In 1837 and 1838 there were typhoid epidemics in the major cities. Chadwick was appointed by the government to start an enquiry into the sanitation of the UK’s major cities. In 1842 Chadwick, assisted by Dr. Thomas Southwood Smith, published his landmark report, ‘The Sanitary Conditions of the Labouring Population’. The report stated that there was an urgent need to improve the living conditions of the poor and that the lack of public health was directly related to the lifestyles endured by the poor. Chadwick also noted that the labouring class could not labour as well as it could in an expanding industrial economy because of their poverty and poor health. Therefore it was argued that the improved health of the poor would directly benefit the nation as a whole. When his findings in the report were read out in the House of Commons, it is said that MP’s listened in “astonishment, dismay, horror and even incredulity”.

 

However, the improvements suggested by the report had one major weakness – their cost and this brought Chadwick into conflict with many highly influential people who were not keen to pay out money to help the poor. Chadwick’s report targeted the UK’s industrial cities and the number of people this involved ran into the hundreds of thousands. The Conservative government of 1842 effectively rejected Chadwick’s report and this remained the case until 1847 when a Liberal government under Lord John Russell took power. Russell was a lot more sympathetic to the report and in 1848 a Public Health Act was passed.

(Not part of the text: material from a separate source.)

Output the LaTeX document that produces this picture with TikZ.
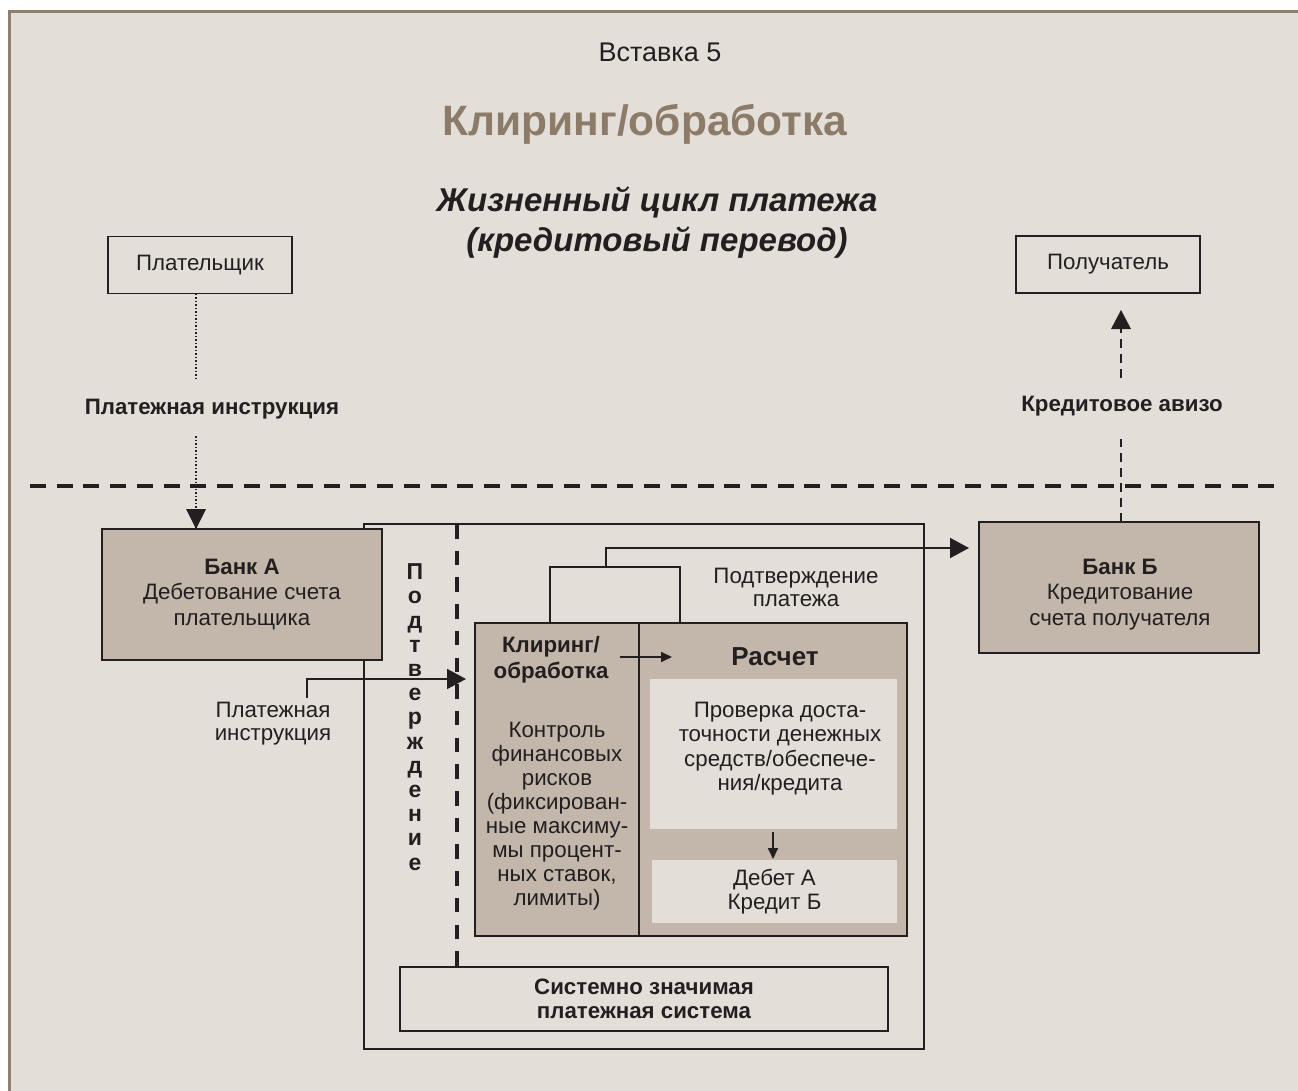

Chadwick was appointed Sanitation Commissioner and a new Central Board of Health was created with the powers to clean the streets and improve both the water and sanitation systems. Chadwick had many ideas on how he could improve the lifestyle of the poor but his priorities were a constant supply of fresh and clean water, toilets in homes and a sewage system that would carry sewage from the cities out to rural areas where it could be treated. One of his innovations was the use of glazed earthenware pipes for sewage, which reduced the possibility of contamination of drinking water. Shallow drinking wells were abolished and replaced by a mains water supply.

 

But the key issue was always the same – who would pay for such reforms? Landlords who would have been responsible for improvements to the homes they owned were against the reforms. Many of them had influence over MP’s who sat in the House of Commons. Many members in the House of Lords (who then could override any decision made by the Commons) were landlords themselves or had family members who were. Chadwick found that he had little support in Parliament and while on paper his reforms were good for the country as a whole, he found that Parliament did not agree. However, it may simply be the case that Chadwick was the problem and not his projected reforms. Chadwick had his own way of making his case and it was this that seemed to put people off him and therefore his reforms. Chadwick wanted things done as he wanted them done leaving little room for manoeuvre.

 

Chadwick was seen as the problem and not the Central Board of Health. The House of Commons only renewed the Board’s powers when Chadwick agreed to resign from it. He was given a pension of £1000 a year. He continued to give voluntary advice on issues concerning sanitation and health and in January 1884 in recognition of the work he had done Chadwick was appointed the first president of the Association of Public Sanitary Inspectors. In the following year he received a knighthood. While he may have been a difficult man to work with, many recognised that he had the well-being of the very many at heart and that the country, as a whole, had benefited from his work. Edwin Chadwick died in Surrey on 16th July 1890.